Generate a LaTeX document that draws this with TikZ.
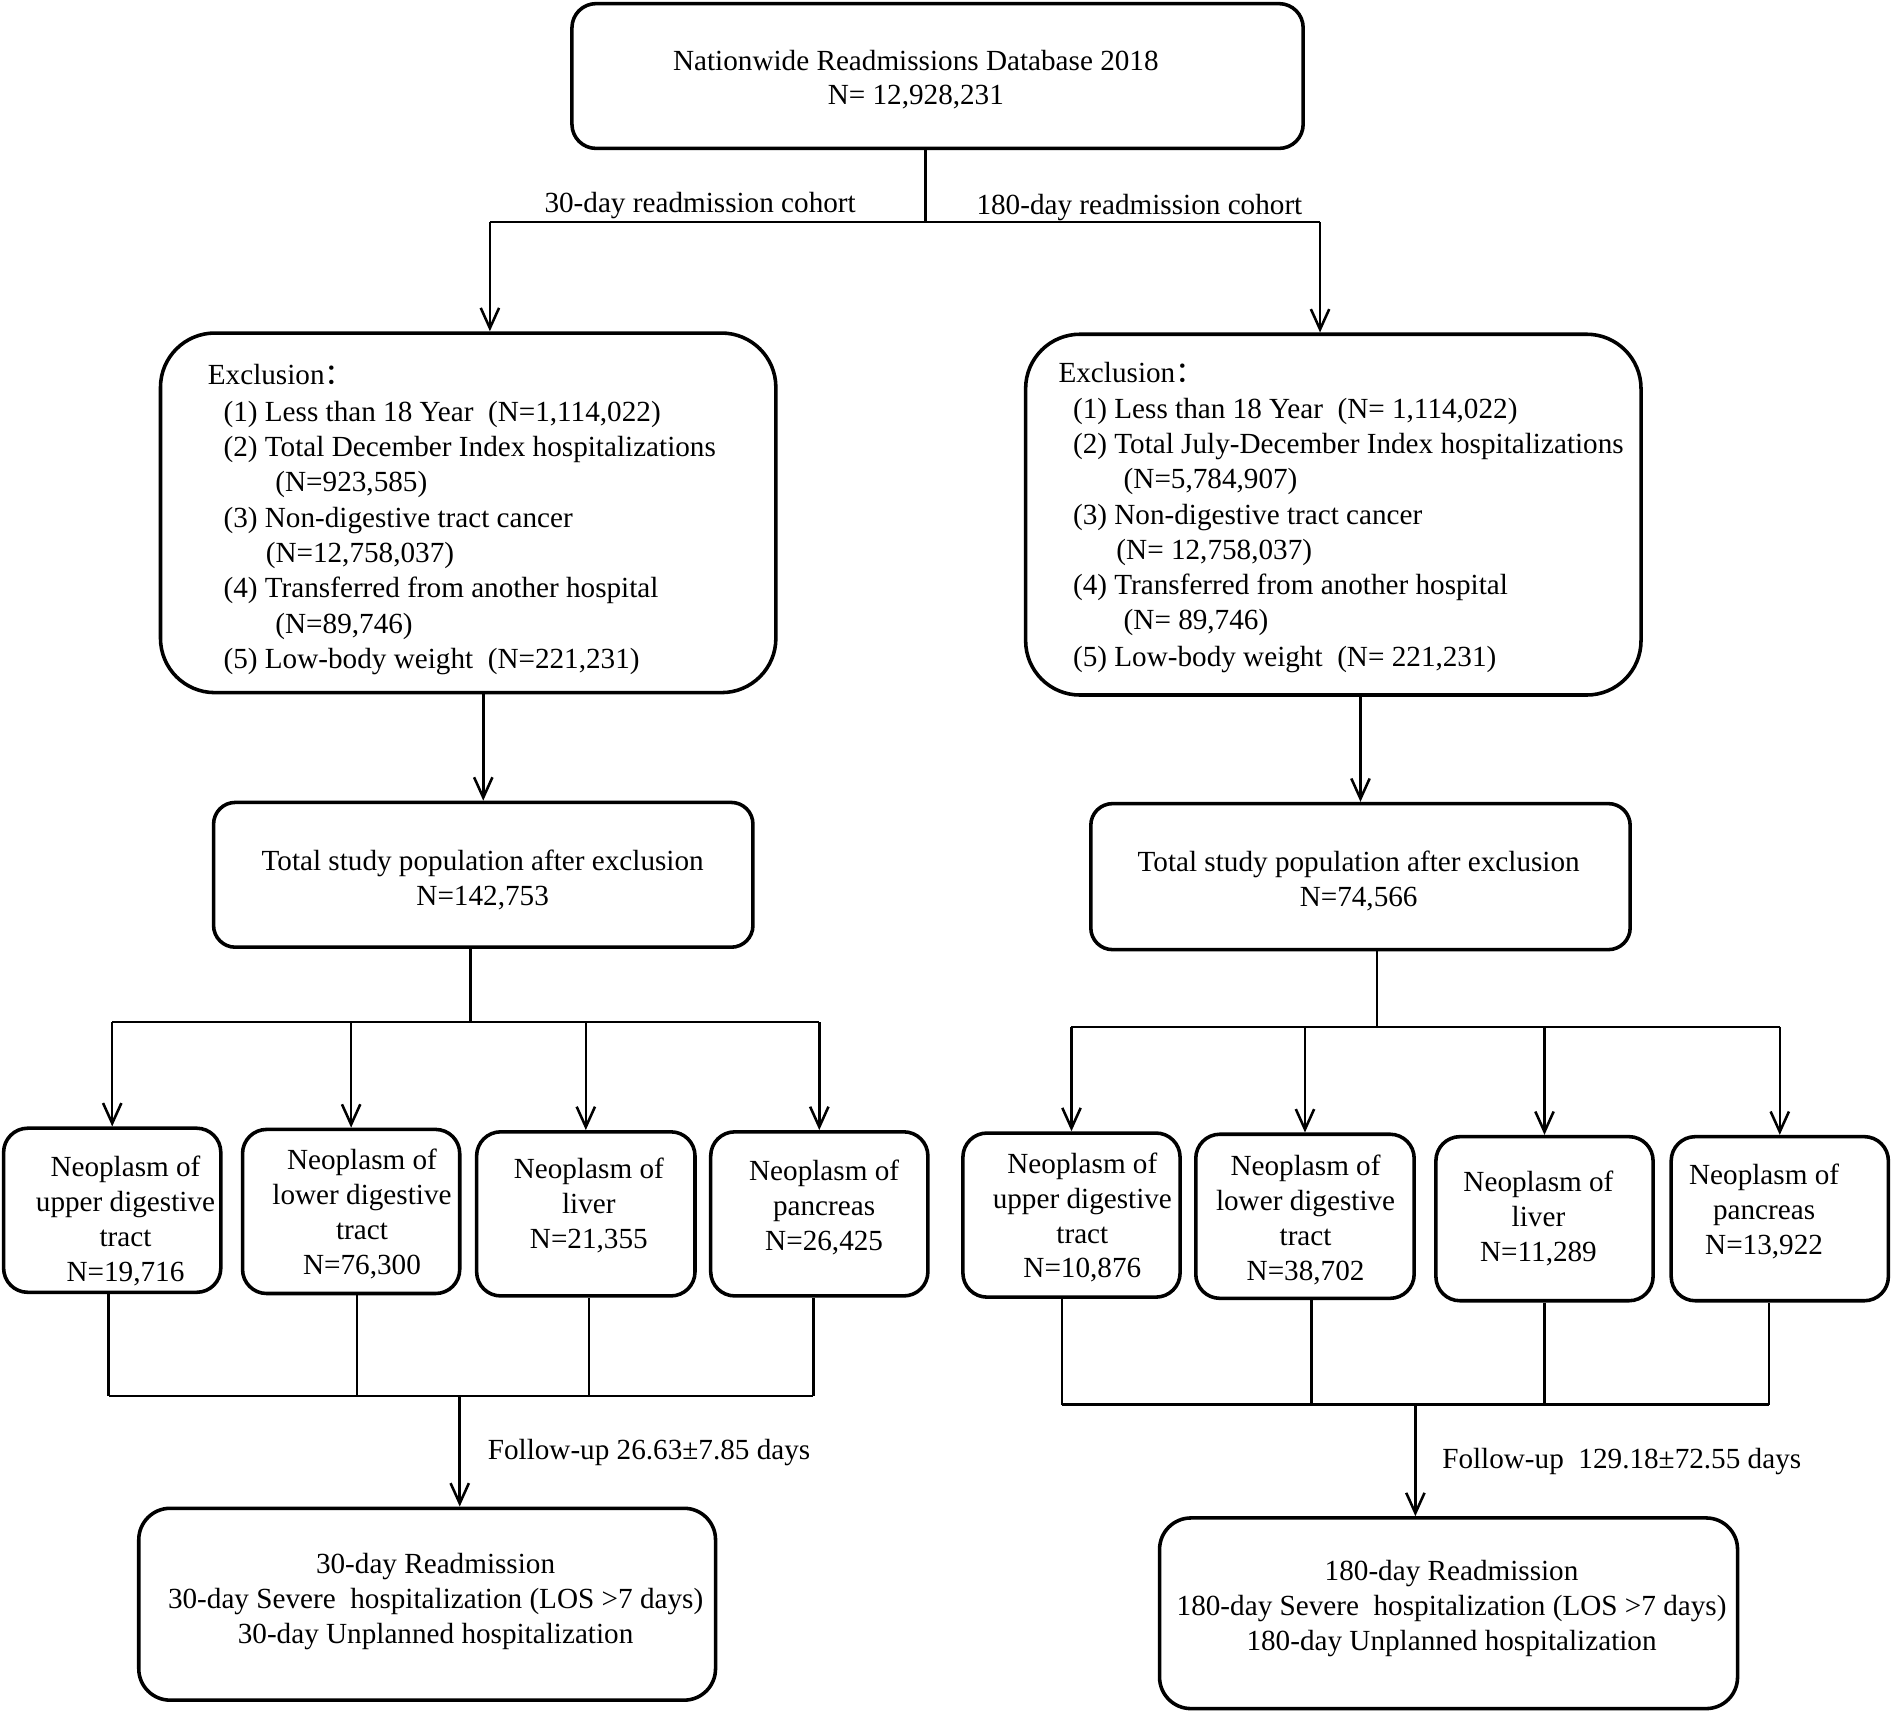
\documentclass[tikz,border=0pt]{standalone}
\usepackage{fontspec}
\setmainfont{Liberation Serif}
\newfontfamily\cjk{Noto Sans CJK SC}
\usetikzlibrary{arrows.meta,fit}
\begin{document}
\begin{tikzpicture}[x=0.025cm,y=-0.025cm,
  box/.style={draw, line width=2.1pt, rounded corners=#1, inner sep=0pt},
  box/.default=0.5cm,
  ln/.style={line width=1.5pt},
  arr/.style={line width=1.5pt, -{Straight Barb[length=0.42cm,width=0.38cm,line width=1.5pt]}},
  txt/.style={font=\fontsize{17.2pt}{20.6pt}\selectfont, inner sep=0pt, yshift=-0.05cm},
  ctr/.style={txt, align=center},
  lft/.style={txt, anchor=base west},
]
\useasboundingbox (0,0) rectangle (1568,1420);

% boxes
\node[box=0.5cm, fit={(474,3) (1080,123)}] (top) {};
\node[box=1.125cm, fit={(133,276) (643,574)}] (exL) {};
\node[box=1.125cm, fit={(850,277) (1360,576)}] (exR) {};
\node[box=0.45cm, fit={(177,665) (624,785)}] (totL) {};
\node[box=0.45cm, fit={(904,666) (1351,787)}] (totR) {};
\node[box, fit={(3,935) (183,1071)}] (nL1) {};
\node[box, fit={(201,936) (381,1072)}] (nL2) {};
\node[box, fit={(395,938) (576,1074)}] (nL3) {};
\node[box, fit={(589,938) (769,1074)}] (nL4) {};
\node[box, fit={(798,939) (978,1075)}] (nR1) {};
\node[box, fit={(991,940) (1172,1076)}] (nR2) {};
\node[box, fit={(1190,942) (1370,1078)}] (nR3) {};
\node[box, fit={(1385,942) (1565,1078)}] (nR4) {};
\node[box=0.65cm, fit={(115,1250) (593,1409)}] (botL) {};
\node[box=0.65cm, fit={(961,1258) (1440,1416)}] (botR) {};

% texts
\node[ctr] (topT) at (759,64) {Nationwide Readmissions Database 2018\\N= 12,928,231};
\node[txt, anchor=west] (coh30) at (451,168) {30-day readmission cohort};
\node[txt, anchor=west] (coh180) at (809,170) {180-day readmission cohort};

\node[lft] (eL0) at (172,317) {Exclusion{\cjk ：}};
\node[lft] (eL1) at (185,347) {(1) Less than 18 Year\ \ (N=1,114,022)};
\node[lft] (eL2) at (185,376) {(2) Total December Index hospitalizations};
\node[lft] (eL3) at (228,405) {(N=923,585)};
\node[lft] (eL4) at (185,435) {(3) Non-digestive tract cancer};
\node[lft] (eL5) at (220,464) {(N=12,758,037)};
\node[lft] (eL6) at (185,493) {(4) Transferred from another hospital};
\node[lft] (eL7) at (228,523) {(N=89,746)};
\node[lft] (eL8) at (185,552) {(5) Low-body weight\ \ (N=221,231)};

\node[lft] (eR0) at (877,315) {Exclusion{\cjk ：}};
\node[lft] (eR1) at (889,345) {(1) Less than 18 Year\ \ (N= 1,114,022)};
\node[lft] (eR2) at (889,374) {(2) Total July-December Index hospitalizations};
\node[lft] (eR3) at (931,403) {(N=5,784,907)};
\node[lft] (eR4) at (889,433) {(3) Non-digestive tract cancer};
\node[lft] (eR5) at (925,462) {(N= 12,758,037)};
\node[lft] (eR6) at (889,491) {(4) Transferred from another hospital};
\node[lft] (eR7) at (931,520) {(N= 89,746)};
\node[lft] (eR8) at (889,550) {(5) Low-body weight\ \ (N= 221,231)};

\node[ctr] (totLT) at (400,727) {Total study population after exclusion\\N=142,753};
\node[ctr] (totRT) at (1126,728) {Total study population after exclusion\\N=74,566};

\node[ctr] (nL1T) at (104,1010) {Neoplasm of\\upper digestive\\tract\\N=19,716};
\node[ctr] (nL2T) at (300,1004) {Neoplasm of\\lower digestive\\tract\\N=76,300};
\node[ctr] (nL3T) at (488,997) {Neoplasm of\\liver\\N=21,355};
\node[ctr] (nL4T) at (683,999) {Neoplasm of\\pancreas\\N=26,425};
\node[ctr] (nR1T) at (897,1007) {Neoplasm of\\upper digestive\\tract\\N=10,876};
\node[ctr] (nR2T) at (1082,1009) {Neoplasm of\\lower digestive\\tract\\N=38,702};
\node[ctr] (nR3T) at (1275,1008) {Neoplasm of\\liver\\N=11,289};
\node[ctr] (nR4T) at (1462,1002) {Neoplasm of\\pancreas\\N=13,922};

\node[txt, anchor=west] (fuL) at (404,1202) {Follow-up 26.63±7.85 days};
\node[txt, anchor=west] (fuR) at (1195,1209) {Follow-up\ \ 129.18±72.55 days};

\node[ctr] (botLT) at (361,1325) {30-day Readmission\\30-day Severe\ \ hospitalization (LOS >7 days)\\30-day Unplanned hospitalization};
\node[ctr] (botRT) at (1203,1331) {180-day Readmission\\180-day Severe\ \ hospitalization (LOS >7 days)\\180-day Unplanned hospitalization};

% connectors: top split
\coordinate (j0) at (767,184);
\coordinate (jL) at (406,184);
\coordinate (jR) at (1094,184);
\draw[ln] (j0 |- top.south) -- (j0);
\draw[ln] (jL) -- (jR);
\draw[arr] (jL) -- (jL |- exL.north);
\draw[arr] (jR) -- (jR |- exR.north);

% exclusion to totals
\draw[arr] (exL.south -| totL.north) -- (totL.north);
\draw[arr] (exR.south -| totR.north) -- (totR.north);

% left tree
\coordinate (tL) at (390,847);
\draw[ln] (tL |- totL.south) -- (tL);
\draw[ln] (tL -| nL1.north) -- (tL -| nL4.north);
\foreach \n in {nL1,nL2,nL3,nL4}{\draw[arr] (tL -| \n.north) -- (\n.north);}
\coordinate (bL1) at (90,1157);
\coordinate (bL2) at (296,1157);
\coordinate (bL3) at (488,1157);
\coordinate (bL4) at (674,1157);
\draw[ln] (bL1 |- nL1.south) -- (bL1);
\draw[ln] (bL2 |- nL2.south) -- (bL2);
\draw[ln] (bL3 |- nL3.south) -- (bL3);
\draw[ln] (bL4 |- nL4.south) -- (bL4);
\draw[ln] (bL1) -- (bL4);
\coordinate (fL) at (381,1157);
\draw[arr] (fL) -- (fL |- botL.north);

% right tree
\coordinate (tR) at (1141,851);
\draw[ln] (tR |- totR.south) -- (tR);
\draw[ln] (tR -| nR1.north) -- (tR -| nR4.north);
\foreach \n in {nR1,nR2,nR3,nR4}{\draw[arr] (tR -| \n.north) -- (\n.north);}
\coordinate (bR1) at (880,1164);
\coordinate (bR2) at (1087,1164);
\coordinate (bR3) at (1280,1164);
\coordinate (bR4) at (1466,1164);
\draw[ln] (bR1 |- nR1.south) -- (bR1);
\draw[ln] (bR2 |- nR2.south) -- (bR2);
\draw[ln] (bR3 |- nR3.south) -- (bR3);
\draw[ln] (bR4 |- nR4.south) -- (bR4);
\draw[ln] (bR1) -- (bR4);
\coordinate (fR) at (1173,1164);
\draw[arr] (fR) -- (fR |- botR.north);
\end{tikzpicture}
\end{document}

-------------------------

Exercise: Repeat the listing verbatim. Skip the pictures.

Output for this exercise:
Generate a LaTeX document that draws this with TikZ.
\documentclass[tikz,border=0pt]{standalone}
\usepackage{fontspec}
\setmainfont{Liberation Serif}
\newfontfamily\cjk{Noto Sans CJK SC}
\usetikzlibrary{arrows.meta,fit}
\begin{document}
\begin{tikzpicture}[x=0.025cm,y=-0.025cm,
  box/.style={draw, line width=2.1pt, rounded corners=#1, inner sep=0pt},
  box/.default=0.5cm,
  ln/.style={line width=1.5pt},
  arr/.style={line width=1.5pt, -{Straight Barb[length=0.42cm,width=0.38cm,line width=1.5pt]}},
  txt/.style={font=\fontsize{17.2pt}{20.6pt}\selectfont, inner sep=0pt, yshift=-0.05cm},
  ctr/.style={txt, align=center},
  lft/.style={txt, anchor=base west},
]
\useasboundingbox (0,0) rectangle (1568,1420);

% boxes
\node[box=0.5cm, fit={(474,3) (1080,123)}] (top) {};
\node[box=1.125cm, fit={(133,276) (643,574)}] (exL) {};
\node[box=1.125cm, fit={(850,277) (1360,576)}] (exR) {};
\node[box=0.45cm, fit={(177,665) (624,785)}] (totL) {};
\node[box=0.45cm, fit={(904,666) (1351,787)}] (totR) {};
\node[box, fit={(3,935) (183,1071)}] (nL1) {};
\node[box, fit={(201,936) (381,1072)}] (nL2) {};
\node[box, fit={(395,938) (576,1074)}] (nL3) {};
\node[box, fit={(589,938) (769,1074)}] (nL4) {};
\node[box, fit={(798,939) (978,1075)}] (nR1) {};
\node[box, fit={(991,940) (1172,1076)}] (nR2) {};
\node[box, fit={(1190,942) (1370,1078)}] (nR3) {};
\node[box, fit={(1385,942) (1565,1078)}] (nR4) {};
\node[box=0.65cm, fit={(115,1250) (593,1409)}] (botL) {};
\node[box=0.65cm, fit={(961,1258) (1440,1416)}] (botR) {};

% texts
\node[ctr] (topT) at (759,64) {Nationwide Readmissions Database 2018\\N= 12,928,231};
\node[txt, anchor=west] (coh30) at (451,168) {30-day readmission cohort};
\node[txt, anchor=west] (coh180) at (809,170) {180-day readmission cohort};

\node[lft] (eL0) at (172,317) {Exclusion{\cjk ：}};
\node[lft] (eL1) at (185,347) {(1) Less than 18 Year\ \ (N=1,114,022)};
\node[lft] (eL2) at (185,376) {(2) Total December Index hospitalizations};
\node[lft] (eL3) at (228,405) {(N=923,585)};
\node[lft] (eL4) at (185,435) {(3) Non-digestive tract cancer};
\node[lft] (eL5) at (220,464) {(N=12,758,037)};
\node[lft] (eL6) at (185,493) {(4) Transferred from another hospital};
\node[lft] (eL7) at (228,523) {(N=89,746)};
\node[lft] (eL8) at (185,552) {(5) Low-body weight\ \ (N=221,231)};

\node[lft] (eR0) at (877,315) {Exclusion{\cjk ：}};
\node[lft] (eR1) at (889,345) {(1) Less than 18 Year\ \ (N= 1,114,022)};
\node[lft] (eR2) at (889,374) {(2) Total July-December Index hospitalizations};
\node[lft] (eR3) at (931,403) {(N=5,784,907)};
\node[lft] (eR4) at (889,433) {(3) Non-digestive tract cancer};
\node[lft] (eR5) at (925,462) {(N= 12,758,037)};
\node[lft] (eR6) at (889,491) {(4) Transferred from another hospital};
\node[lft] (eR7) at (931,520) {(N= 89,746)};
\node[lft] (eR8) at (889,550) {(5) Low-body weight\ \ (N= 221,231)};

\node[ctr] (totLT) at (400,727) {Total study population after exclusion\\N=142,753};
\node[ctr] (totRT) at (1126,728) {Total study population after exclusion\\N=74,566};

\node[ctr] (nL1T) at (104,1010) {Neoplasm of\\upper digestive\\tract\\N=19,716};
\node[ctr] (nL2T) at (300,1004) {Neoplasm of\\lower digestive\\tract\\N=76,300};
\node[ctr] (nL3T) at (488,997) {Neoplasm of\\liver\\N=21,355};
\node[ctr] (nL4T) at (683,999) {Neoplasm of\\pancreas\\N=26,425};
\node[ctr] (nR1T) at (897,1007) {Neoplasm of\\upper digestive\\tract\\N=10,876};
\node[ctr] (nR2T) at (1082,1009) {Neoplasm of\\lower digestive\\tract\\N=38,702};
\node[ctr] (nR3T) at (1275,1008) {Neoplasm of\\liver\\N=11,289};
\node[ctr] (nR4T) at (1462,1002) {Neoplasm of\\pancreas\\N=13,922};

\node[txt, anchor=west] (fuL) at (404,1202) {Follow-up 26.63±7.85 days};
\node[txt, anchor=west] (fuR) at (1195,1209) {Follow-up\ \ 129.18±72.55 days};

\node[ctr] (botLT) at (361,1325) {30-day Readmission\\30-day Severe\ \ hospitalization (LOS >7 days)\\30-day Unplanned hospitalization};
\node[ctr] (botRT) at (1203,1331) {180-day Readmission\\180-day Severe\ \ hospitalization (LOS >7 days)\\180-day Unplanned hospitalization};

% connectors: top split
\coordinate (j0) at (767,184);
\coordinate (jL) at (406,184);
\coordinate (jR) at (1094,184);
\draw[ln] (j0 |- top.south) -- (j0);
\draw[ln] (jL) -- (jR);
\draw[arr] (jL) -- (jL |- exL.north);
\draw[arr] (jR) -- (jR |- exR.north);

% exclusion to totals
\draw[arr] (exL.south -| totL.north) -- (totL.north);
\draw[arr] (exR.south -| totR.north) -- (totR.north);

% left tree
\coordinate (tL) at (390,847);
\draw[ln] (tL |- totL.south) -- (tL);
\draw[ln] (tL -| nL1.north) -- (tL -| nL4.north);
\foreach \n in {nL1,nL2,nL3,nL4}{\draw[arr] (tL -| \n.north) -- (\n.north);}
\coordinate (bL1) at (90,1157);
\coordinate (bL2) at (296,1157);
\coordinate (bL3) at (488,1157);
\coordinate (bL4) at (674,1157);
\draw[ln] (bL1 |- nL1.south) -- (bL1);
\draw[ln] (bL2 |- nL2.south) -- (bL2);
\draw[ln] (bL3 |- nL3.south) -- (bL3);
\draw[ln] (bL4 |- nL4.south) -- (bL4);
\draw[ln] (bL1) -- (bL4);
\coordinate (fL) at (381,1157);
\draw[arr] (fL) -- (fL |- botL.north);

% right tree
\coordinate (tR) at (1141,851);
\draw[ln] (tR |- totR.south) -- (tR);
\draw[ln] (tR -| nR1.north) -- (tR -| nR4.north);
\foreach \n in {nR1,nR2,nR3,nR4}{\draw[arr] (tR -| \n.north) -- (\n.north);}
\coordinate (bR1) at (880,1164);
\coordinate (bR2) at (1087,1164);
\coordinate (bR3) at (1280,1164);
\coordinate (bR4) at (1466,1164);
\draw[ln] (bR1 |- nR1.south) -- (bR1);
\draw[ln] (bR2 |- nR2.south) -- (bR2);
\draw[ln] (bR3 |- nR3.south) -- (bR3);
\draw[ln] (bR4 |- nR4.south) -- (bR4);
\draw[ln] (bR1) -- (bR4);
\coordinate (fR) at (1173,1164);
\draw[arr] (fR) -- (fR |- botR.north);
\end{tikzpicture}
\end{document}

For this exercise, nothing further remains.